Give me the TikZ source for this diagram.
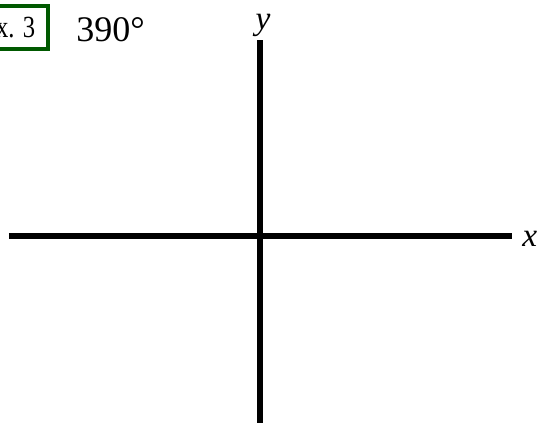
\documentclass[tikz,border=0pt]{standalone}
\usepackage{fontspec}
\usepackage{graphicx}
\setmainfont{Liberation Serif}
\usetikzlibrary{positioning}

\begin{document}
\begin{tikzpicture}[
    x=0.02cm, y=0.02cm,
    axis/.style={line width=3.4pt, black},
    exbox/.style={draw=green!35!black, line width=2.5pt, inner xsep=7.5pt,
        minimum height=24.5pt, font=\fontsize{17.5}{19}\selectfont},
    axlabel/.style={font=\fontsize{19}{21}\selectfont\itshape}
]
    \useasboundingbox (0,0) rectangle (539,423);

    % --- Example tag and angle ---
    \node[exbox, anchor=east] (tag) at (50.5,395.5) {\scalebox{0.8}[1]{Ex. 3}};
    \node[anchor=base west, inner sep=0pt, font=\fontsize{20.5}{23}\selectfont] (angle) at (76,381) {390°};

    % --- Axes ---
    \coordinate (xl) at (9,187);
    \coordinate (xr) at (512,187);
    \coordinate (yb) at (260,0);
    \coordinate (yt) at (260,383);
    \draw[axis] (xl) -- (xr);
    \draw[axis] (yb) -- (yt);
    \node[axlabel, anchor=base west, inner sep=0pt] (xlab) at (522,176) {x};
    \node[axlabel, anchor=base, inner sep=0pt] (ylab) at (263,393) {y};

\end{tikzpicture}
\end{document}
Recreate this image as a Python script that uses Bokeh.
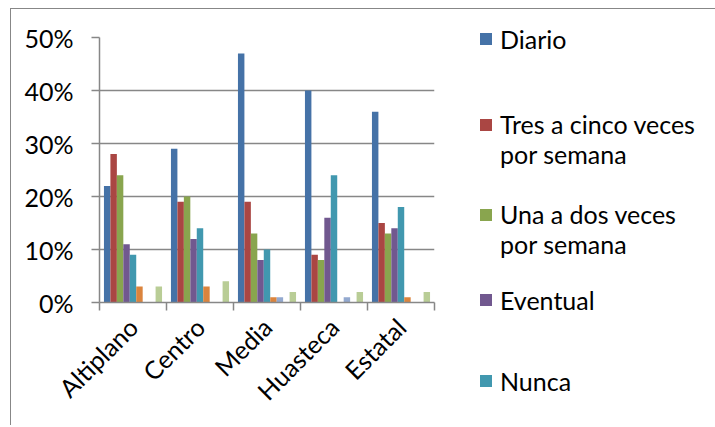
###
Exercise task: Starting at the first line of the entries, restate word for word everything through the line that holds "(angle) at (76,381)", both ends included, but omit any pictures.

Problem solution:
Give me the TikZ source for this diagram.
\documentclass[tikz,border=0pt]{standalone}
\usepackage{fontspec}
\usepackage{graphicx}
\setmainfont{Liberation Serif}
\usetikzlibrary{positioning}

\begin{document}
\begin{tikzpicture}[
    x=0.02cm, y=0.02cm,
    axis/.style={line width=3.4pt, black},
    exbox/.style={draw=green!35!black, line width=2.5pt, inner xsep=7.5pt,
        minimum height=24.5pt, font=\fontsize{17.5}{19}\selectfont},
    axlabel/.style={font=\fontsize{19}{21}\selectfont\itshape}
]
    \useasboundingbox (0,0) rectangle (539,423);

    % --- Example tag and angle ---
    \node[exbox, anchor=east] (tag) at (50.5,395.5) {\scalebox{0.8}[1]{Ex. 3}};
    \node[anchor=base west, inner sep=0pt, font=\fontsize{20.5}{23}\selectfont] (angle) at (76,381) {390°};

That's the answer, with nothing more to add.